The 2004 NRL season (also known as the 2004 Telstra Premiership due to sponsorship from Telstra) was the 97th season of professional rugby league football in Australia, and the seventh run by the National Rugby League. 15 clubs competed during the regular season before the top 8 finishing teams contested the finals series. For the 2nd consecutive year, the NRL grand final featured two Sydney-based teams with the Canterbury-Bankstown Bulldogs facing the Sydney Roosters.

===Sydney Roosters===

The 2004 Sydney Roosters season was the 97th in the club's history. They finished the 2004 regular season in 1st place, taking out the minor premiership. They subsequently won their two finals matches against the Canberra Raiders 38–12 and then the North Queensland Cowboys 19–16 to make their third consecutive grand final and their fourth in five seasons.

===Canterbury-Bankstown Bulldogs===

The 2004 Bulldogs RLFC season was the 70th season in the club's history.

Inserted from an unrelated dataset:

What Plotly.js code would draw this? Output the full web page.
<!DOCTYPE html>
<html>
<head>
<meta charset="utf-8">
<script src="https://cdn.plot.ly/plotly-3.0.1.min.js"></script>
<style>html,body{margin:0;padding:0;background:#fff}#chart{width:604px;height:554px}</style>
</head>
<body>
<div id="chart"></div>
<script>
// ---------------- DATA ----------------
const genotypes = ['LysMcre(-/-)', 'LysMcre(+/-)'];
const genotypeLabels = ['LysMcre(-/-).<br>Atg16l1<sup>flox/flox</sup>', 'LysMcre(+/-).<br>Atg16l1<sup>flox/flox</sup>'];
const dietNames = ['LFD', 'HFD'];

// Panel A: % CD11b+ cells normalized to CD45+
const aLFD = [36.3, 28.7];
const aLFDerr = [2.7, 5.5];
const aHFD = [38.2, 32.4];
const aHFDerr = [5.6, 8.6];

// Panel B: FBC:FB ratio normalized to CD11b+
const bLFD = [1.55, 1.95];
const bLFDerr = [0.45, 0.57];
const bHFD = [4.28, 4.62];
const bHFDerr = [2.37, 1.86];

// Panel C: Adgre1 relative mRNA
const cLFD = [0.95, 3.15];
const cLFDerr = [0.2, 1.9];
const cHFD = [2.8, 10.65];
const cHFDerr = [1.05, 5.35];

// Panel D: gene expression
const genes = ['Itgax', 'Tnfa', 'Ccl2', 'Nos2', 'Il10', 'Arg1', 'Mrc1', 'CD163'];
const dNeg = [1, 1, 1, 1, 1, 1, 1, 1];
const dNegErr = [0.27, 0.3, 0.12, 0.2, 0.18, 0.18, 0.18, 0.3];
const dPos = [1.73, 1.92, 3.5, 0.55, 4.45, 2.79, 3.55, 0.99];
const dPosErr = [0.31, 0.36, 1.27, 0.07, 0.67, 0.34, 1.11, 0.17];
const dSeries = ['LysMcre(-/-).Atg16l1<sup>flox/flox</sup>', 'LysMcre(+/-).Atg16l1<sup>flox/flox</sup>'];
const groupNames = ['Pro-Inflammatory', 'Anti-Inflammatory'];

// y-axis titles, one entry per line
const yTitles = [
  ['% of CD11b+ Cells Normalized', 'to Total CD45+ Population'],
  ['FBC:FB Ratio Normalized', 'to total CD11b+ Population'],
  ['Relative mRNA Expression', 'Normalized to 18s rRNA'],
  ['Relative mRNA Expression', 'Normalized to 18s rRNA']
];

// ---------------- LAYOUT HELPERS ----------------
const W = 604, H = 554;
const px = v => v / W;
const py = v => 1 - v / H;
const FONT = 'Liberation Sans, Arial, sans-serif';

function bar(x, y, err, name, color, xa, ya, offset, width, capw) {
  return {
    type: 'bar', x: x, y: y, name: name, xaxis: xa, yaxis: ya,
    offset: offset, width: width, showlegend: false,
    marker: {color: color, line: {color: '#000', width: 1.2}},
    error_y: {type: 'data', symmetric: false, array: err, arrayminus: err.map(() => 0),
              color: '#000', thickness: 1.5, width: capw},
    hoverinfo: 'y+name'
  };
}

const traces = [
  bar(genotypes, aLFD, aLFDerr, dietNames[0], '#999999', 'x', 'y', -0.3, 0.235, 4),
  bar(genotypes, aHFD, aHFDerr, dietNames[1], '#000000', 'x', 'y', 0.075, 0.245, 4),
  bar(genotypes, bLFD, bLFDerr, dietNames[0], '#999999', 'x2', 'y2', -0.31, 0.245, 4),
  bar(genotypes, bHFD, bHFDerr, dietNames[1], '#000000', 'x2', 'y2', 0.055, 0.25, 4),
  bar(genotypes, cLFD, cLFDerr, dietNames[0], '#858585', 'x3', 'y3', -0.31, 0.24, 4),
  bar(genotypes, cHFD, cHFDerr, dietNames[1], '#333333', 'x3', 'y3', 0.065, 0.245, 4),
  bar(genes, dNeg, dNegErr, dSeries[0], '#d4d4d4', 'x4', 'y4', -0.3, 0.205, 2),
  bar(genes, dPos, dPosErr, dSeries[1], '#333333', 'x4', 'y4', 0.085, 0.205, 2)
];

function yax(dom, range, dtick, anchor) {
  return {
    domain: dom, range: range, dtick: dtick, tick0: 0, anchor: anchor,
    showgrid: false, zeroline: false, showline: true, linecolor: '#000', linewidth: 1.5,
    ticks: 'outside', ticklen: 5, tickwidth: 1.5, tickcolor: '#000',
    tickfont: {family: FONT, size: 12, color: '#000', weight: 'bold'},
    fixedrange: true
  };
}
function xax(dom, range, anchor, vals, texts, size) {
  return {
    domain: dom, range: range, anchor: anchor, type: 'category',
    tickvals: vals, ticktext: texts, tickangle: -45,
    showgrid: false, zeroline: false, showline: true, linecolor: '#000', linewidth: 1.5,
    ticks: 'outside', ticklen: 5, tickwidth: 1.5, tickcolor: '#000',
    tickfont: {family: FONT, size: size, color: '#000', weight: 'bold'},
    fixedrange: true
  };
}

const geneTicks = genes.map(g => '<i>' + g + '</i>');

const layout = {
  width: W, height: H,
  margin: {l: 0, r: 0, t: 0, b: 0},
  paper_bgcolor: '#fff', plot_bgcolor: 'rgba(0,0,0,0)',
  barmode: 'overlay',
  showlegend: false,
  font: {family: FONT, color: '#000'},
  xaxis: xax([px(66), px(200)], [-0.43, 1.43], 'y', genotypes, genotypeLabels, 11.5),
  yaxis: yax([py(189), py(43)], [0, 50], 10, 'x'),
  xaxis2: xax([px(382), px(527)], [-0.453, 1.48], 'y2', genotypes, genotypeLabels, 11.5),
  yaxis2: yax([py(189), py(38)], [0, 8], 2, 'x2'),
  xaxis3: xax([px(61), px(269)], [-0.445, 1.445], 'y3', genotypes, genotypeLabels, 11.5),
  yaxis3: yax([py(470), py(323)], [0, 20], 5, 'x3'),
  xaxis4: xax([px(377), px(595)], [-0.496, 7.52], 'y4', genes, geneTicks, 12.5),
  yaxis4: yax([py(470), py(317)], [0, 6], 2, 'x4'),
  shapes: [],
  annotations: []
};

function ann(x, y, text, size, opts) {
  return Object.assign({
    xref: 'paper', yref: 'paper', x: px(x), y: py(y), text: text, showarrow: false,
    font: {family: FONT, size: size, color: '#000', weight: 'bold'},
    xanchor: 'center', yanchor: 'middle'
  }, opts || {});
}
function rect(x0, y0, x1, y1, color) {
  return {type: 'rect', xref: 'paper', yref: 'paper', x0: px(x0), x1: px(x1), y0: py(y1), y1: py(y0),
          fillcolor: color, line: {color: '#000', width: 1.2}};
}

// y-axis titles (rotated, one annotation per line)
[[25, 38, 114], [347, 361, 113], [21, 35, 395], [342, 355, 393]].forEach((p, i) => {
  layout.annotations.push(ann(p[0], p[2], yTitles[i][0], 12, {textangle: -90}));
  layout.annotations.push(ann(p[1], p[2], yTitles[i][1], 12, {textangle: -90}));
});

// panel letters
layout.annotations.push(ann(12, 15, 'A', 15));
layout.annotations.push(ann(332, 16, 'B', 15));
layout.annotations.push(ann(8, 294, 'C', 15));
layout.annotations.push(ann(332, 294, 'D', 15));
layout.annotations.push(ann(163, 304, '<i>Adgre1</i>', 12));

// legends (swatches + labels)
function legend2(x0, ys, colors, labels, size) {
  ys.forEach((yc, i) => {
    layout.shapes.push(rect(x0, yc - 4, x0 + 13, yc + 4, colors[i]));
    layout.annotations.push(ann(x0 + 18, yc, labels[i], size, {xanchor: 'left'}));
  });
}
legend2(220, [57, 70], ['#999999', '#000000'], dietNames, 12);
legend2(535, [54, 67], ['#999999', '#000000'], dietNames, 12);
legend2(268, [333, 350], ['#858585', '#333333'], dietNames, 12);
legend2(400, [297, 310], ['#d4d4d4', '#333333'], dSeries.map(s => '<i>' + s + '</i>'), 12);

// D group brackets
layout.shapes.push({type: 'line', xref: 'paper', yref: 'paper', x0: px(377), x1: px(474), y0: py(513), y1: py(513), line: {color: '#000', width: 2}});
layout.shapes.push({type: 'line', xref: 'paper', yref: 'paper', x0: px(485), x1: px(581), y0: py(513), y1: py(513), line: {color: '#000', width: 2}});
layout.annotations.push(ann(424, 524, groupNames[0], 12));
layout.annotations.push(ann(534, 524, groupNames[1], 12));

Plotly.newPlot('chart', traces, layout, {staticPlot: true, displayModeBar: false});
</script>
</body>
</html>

Coached by Steve Folkes and captained by Steve Price, they finished the regular season 2nd (out of 15). The Bulldogs' goal-kicker Hazem El Masri was the competition's top point scorer. They lost their first match of the finals series against the North Queensland Cowboys 22–30 but won their next two against the Melbourne Storm 43–18 and the Penrith Panthers 30–14 to reach their first grand final since the 1998 NRL Grand Final.

==Teams==
Luke Ricketson would miss the match through suspension, after he was found guilty and suspended for three matches by the NRL Judiciary in the week leading up to the grand final. Ricketson had been charged with a grade three striking charge in the Roosters preliminary final victory over North Queensland. Roosters centre Justin Hodges was more fortunate than Ricketson, escaping suspension for a suspect tackle in the same match. Teammate Chris Flannery would take his place on the bench for the Roosters against doctor's orders, after being rushed to hospital for surgery on a ruptured testicle suffered in the preliminary final. It was also former Australian captain Brad Fittler's last game of first grade rugby league before retirement.

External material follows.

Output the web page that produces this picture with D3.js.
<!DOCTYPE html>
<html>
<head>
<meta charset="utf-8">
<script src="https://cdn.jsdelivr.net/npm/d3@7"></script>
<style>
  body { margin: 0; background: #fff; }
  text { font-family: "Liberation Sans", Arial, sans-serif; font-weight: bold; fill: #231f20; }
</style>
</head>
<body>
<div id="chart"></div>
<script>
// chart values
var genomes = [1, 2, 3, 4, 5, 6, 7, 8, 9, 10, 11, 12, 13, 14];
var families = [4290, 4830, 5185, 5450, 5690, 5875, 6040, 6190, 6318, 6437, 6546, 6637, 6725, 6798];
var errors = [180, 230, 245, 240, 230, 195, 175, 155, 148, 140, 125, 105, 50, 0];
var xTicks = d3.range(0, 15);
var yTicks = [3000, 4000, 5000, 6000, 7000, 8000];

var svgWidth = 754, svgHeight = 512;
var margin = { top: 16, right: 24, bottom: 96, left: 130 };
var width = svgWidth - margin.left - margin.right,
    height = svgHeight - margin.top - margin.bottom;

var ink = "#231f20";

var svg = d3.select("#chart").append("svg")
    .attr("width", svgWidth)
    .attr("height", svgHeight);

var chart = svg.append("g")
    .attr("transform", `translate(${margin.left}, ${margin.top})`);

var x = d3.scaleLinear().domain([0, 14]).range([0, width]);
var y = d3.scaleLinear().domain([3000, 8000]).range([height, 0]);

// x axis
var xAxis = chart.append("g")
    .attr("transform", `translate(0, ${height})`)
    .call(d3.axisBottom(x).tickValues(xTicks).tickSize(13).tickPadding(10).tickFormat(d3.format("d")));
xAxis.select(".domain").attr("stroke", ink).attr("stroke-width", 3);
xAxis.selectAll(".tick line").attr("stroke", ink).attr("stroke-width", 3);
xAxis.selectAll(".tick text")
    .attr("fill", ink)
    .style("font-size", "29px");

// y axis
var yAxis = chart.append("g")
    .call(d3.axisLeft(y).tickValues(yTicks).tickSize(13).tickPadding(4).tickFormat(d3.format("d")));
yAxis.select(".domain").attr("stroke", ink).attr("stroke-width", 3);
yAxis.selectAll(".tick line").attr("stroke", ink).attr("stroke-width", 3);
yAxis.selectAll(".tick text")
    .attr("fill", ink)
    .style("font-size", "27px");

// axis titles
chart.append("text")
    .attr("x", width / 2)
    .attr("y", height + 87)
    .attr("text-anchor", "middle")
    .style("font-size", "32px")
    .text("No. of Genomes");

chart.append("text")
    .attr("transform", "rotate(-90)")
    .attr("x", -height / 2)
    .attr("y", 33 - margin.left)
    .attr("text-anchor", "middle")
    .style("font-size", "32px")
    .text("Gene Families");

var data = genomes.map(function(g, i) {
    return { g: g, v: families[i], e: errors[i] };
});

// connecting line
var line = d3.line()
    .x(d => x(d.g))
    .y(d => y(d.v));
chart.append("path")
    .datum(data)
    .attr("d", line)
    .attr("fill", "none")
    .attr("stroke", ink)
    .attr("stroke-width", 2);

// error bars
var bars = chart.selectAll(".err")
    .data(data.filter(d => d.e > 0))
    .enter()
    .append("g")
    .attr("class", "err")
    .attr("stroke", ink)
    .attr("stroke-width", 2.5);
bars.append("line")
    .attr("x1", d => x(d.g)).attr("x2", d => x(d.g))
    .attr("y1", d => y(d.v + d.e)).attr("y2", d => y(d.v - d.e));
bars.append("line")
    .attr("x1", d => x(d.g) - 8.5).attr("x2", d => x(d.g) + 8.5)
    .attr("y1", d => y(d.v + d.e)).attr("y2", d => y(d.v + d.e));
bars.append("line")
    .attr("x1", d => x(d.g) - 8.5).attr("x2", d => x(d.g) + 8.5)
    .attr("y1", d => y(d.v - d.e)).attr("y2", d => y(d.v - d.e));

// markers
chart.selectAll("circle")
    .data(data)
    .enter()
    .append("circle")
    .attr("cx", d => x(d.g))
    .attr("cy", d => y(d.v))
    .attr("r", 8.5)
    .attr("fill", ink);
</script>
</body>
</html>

Regular Bulldogs captain Steve Price was ruled out of the match after injuring his knee in the preliminary final against Penrith. He was replaced as captain by Andrew Ryan.

==Match details==
Pre-match entertainment included performances by Chris Isaak and Australian rock band Grinspoon.

===First half===
After 13 minutes, Sydney took the first try of the game with Chris Walker scoring the try and Craig Fitzgibbon converting giving Sydney a 6–0 lead. Ten minutes later winger Matt Utai scored the first try for the Bulldogs bringing the score back to 6–4, after Hazem El Masri missing the conversion attempt. A few minutes later El Masri levelled the scores at 6–6 with a penalty goal. Just after the 30 minute mark, Brett Finch kicked a field goal to give Sydney a narrow 7–6 lead. Two minutes later Anthony Tupou made a 30-metre break for Sydney before passing to teammate Anthony Minichiello to cross under the posts with Fitzgibbon converting to give Sydney a 13–6 lead. At the 37th minute, Minichiello looked to have his second try, however the try was denied by the video referee and the Roosters penalised for an obstruction.

===Second half===
Two minutes into the second half, Utai got his second try with El Masri converting, bringing the score back to 13–12. In the 53rd minute El Masri crossed over for a try, which was awarded by the video referee despite Roosters players complaints of a double movement. El Masri would narrowly missed the conversion, but his try would give the Bulldogs the lead 16–13. With one minute left and the score remaining at 16–13, Sydney's Michael Crocker made a half break on the Bulldogs 40-meter line, but was tackled by stand in Bulldogs captain Andrew Ryan, resulting in Crocker losing the ball. The desperate tackle from Ryan ending the match to give the Bulldogs their 8th premiership.

This marked the first (and only) time in 2004 that the Roosters lost a match after leading at half-time.